Like many countries in the Sahel region, the Chadian population is fairly equally split between Muslims and Christians, with a few percentage points more of the former. Islam reached the land centuries before Christianity, moving from the Middle East after the time of the Prophet Muhammad into North Africa and then down on the caravan trails into the Sahara where it was adopted by some of the numerous ethnic tribes inhabiting the region.
The French conquered Chad in the early 20th century and Christianity gradually spread during the colonial period, although it was not accompanied by any real modernisation. Muslims now predominate in the north and east of the country, with Christians more prevalent in the south and pockets of the west, where the recent Boko Haram massacre occurred.
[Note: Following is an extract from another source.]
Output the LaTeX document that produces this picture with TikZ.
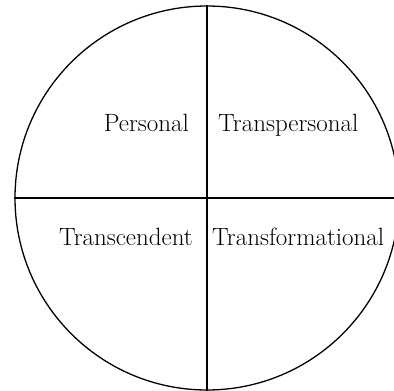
\documentclass[tikz,border=0pt]{standalone}
\usetikzlibrary{positioning}
\definecolor{cEdge}{RGB}{0,0,0}
\tikzset{
  ring/.style={
    circle, draw=cEdge, line width=1.3pt, inner sep=0pt,
    minimum size=384pt,
  },
  lab/.style={inner sep=0pt, text=cEdge, font=\fontsize{25}{29}\selectfont},
  div/.style={line width=1.3pt, draw=cEdge},
}
\begin{document}
\begin{tikzpicture}[x=1pt, y=-1pt]
\useasboundingbox (0,0) rectangle (394,391);
\clip (0,0) rectangle (394,391);

% ===== outer circle =====
\node[ring] (ring) at (207,198) {};

% ===== quadrant labels =====
\node[lab, anchor=base east] (pers) at (189,131) {Personal};
\node[lab, anchor=base west] (trp) at (218,131) {Transpersonal};
\node[lab, anchor=base east] (trc) at (193,245) {Transcendent};
\node[lab, anchor=base west] (trf) at (212,245) {Transformational};

% ===== dividing lines =====
\draw[div] (ring.north) -- (ring.south);
\draw[div] (ring.west) -- (ring.east);

\end{tikzpicture}
\end{document}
Boko Haram is not particularly picky about its targets. Not just Christians but large sections of the Muslim population are counted as enemies, their fundamentalist Salafi faith running counter not just to Shia Muslims but many more ‘moderate’ Sunnis. With the polarising divide between Christians and Muslims, not to mention splits within these respective religions, in Nigeria, Chad, Niger and Mali, the jihadists”holy war’ will not cease.
It was religious tensions that sparked the Chadian Civil War in 1965, just five years after the country had secured independence from France. Francois Tombalbaye, a southern Protestant, was severely mistrusted by the Muslims residing in the north of the country, who saw his policies as religiously-motivated.
It took until 1975 before Tombalbaye was eventually deposed and since then the country has effectively only had two rulers: Hissène Habré (1982-1990) and Idriss Déby (1990-present). Neither ruler has been particularly concerned with Chadian impoverishment or human rights, and their dictatorships have failed to stifle religious conflict, with Chad returning to civil war in 2005.
Déby has, however, been keen to eradicate Boko Haram from Chad’s borders, concerned of the impetus the terrorist group could receive from disenchanted Chadian Muslims.
There is no doubt that international concern over Covid-19 will be exploited by groups such as Boko Haram, who will seek to take advantage of the disruption – and general inattention towards the region – to further their warped goals. Meanwhile, any momentum gained by Boko Haram, or religious strife that their attacks promote, will cause the type of widespread panic and displacement that will ensure that Covid-19 spreads through the region quickly on its arrival.
We are awaiting the full affects of the pandemic to grip Africa and, when it comes, the destitute populace of Chad seemingly stands little chance.